COMO DIFINE SUA ARTE

E pra encerrar transcrevo o pequeno texto que o Sérgio me enviou com este bilhete:
“Bom dia amigo. Sua visita me pôs a meditar sobre trajetória,caminhos,definições e achei este pequeno texto que escrevi há alguns anos creio bem define a mim e minha obra. Espero que possa somar a nossa conversa.” Vejamos:

Rabinovitz define a arte que faz há décadas.

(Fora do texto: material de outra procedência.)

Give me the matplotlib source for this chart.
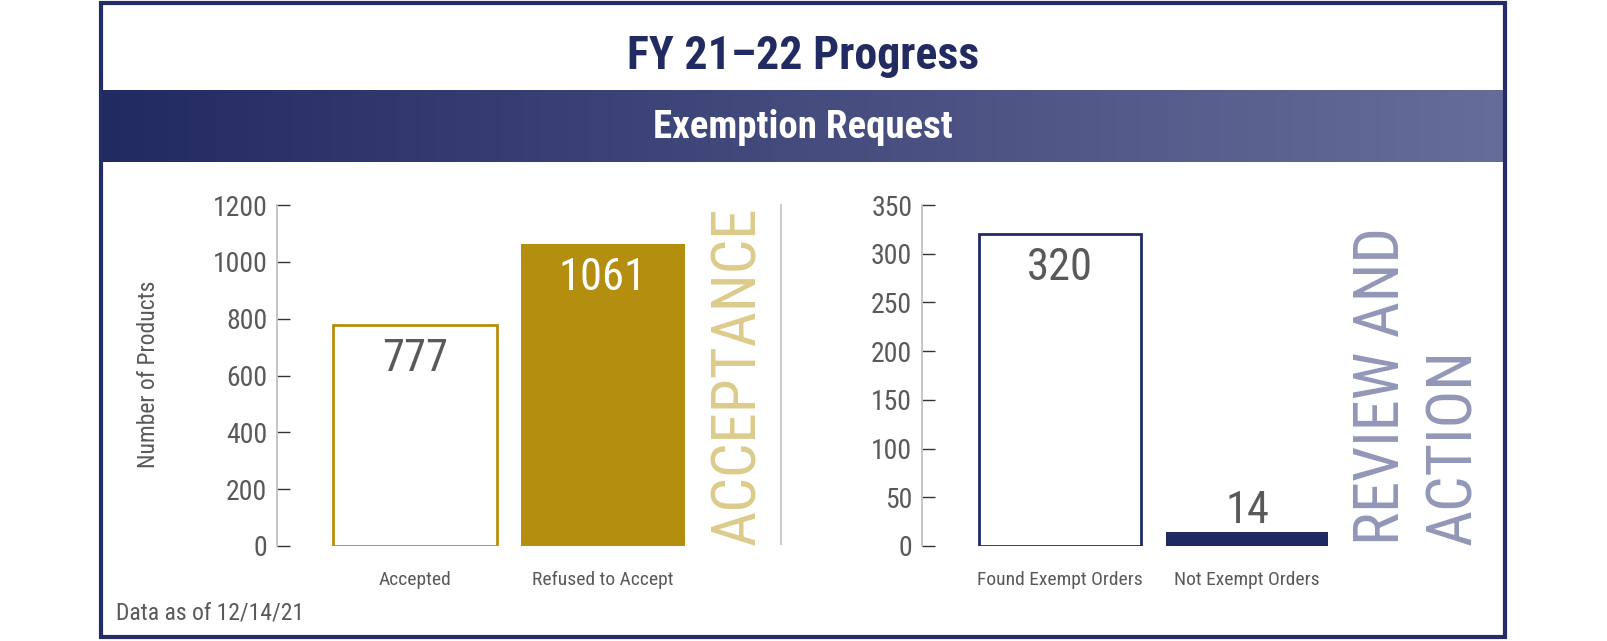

“Meus trabalhos são bastante espaciais, e neles procuro um grande impacto visual, tratando essencialmente do cotidiano por uma visão abstrata e espontânea, revelando uma realidade que estimule o espectador a participar ativamente, construindo também a sua realidade sobre a minha visão de artista. Vejo a pintura, essencialmente, como registros de passagem, da passagem do tempo e do espaço, registro da passagem do homem sobre a terra e da sua ação transformadora, da passagem de um indivíduo e de sua visão do mundo e do homem ao seu redor. Percorro minhas telas com a ansiedade do grafiteiro que percorre os muros da cidade. Escutando o tempo na contemplação das inscrições futuras. Assim me faço pintura. A visão percorrendo o estreito espaço entre o real e o imaginário, entre a parafernália visual moderna e a mais remotas e ancestrais lembranças, o gesto herdado de quando só falávamos ao redor do fogo. Pintura, gesto, ação, o momento, a vida que se revela a cada instante”.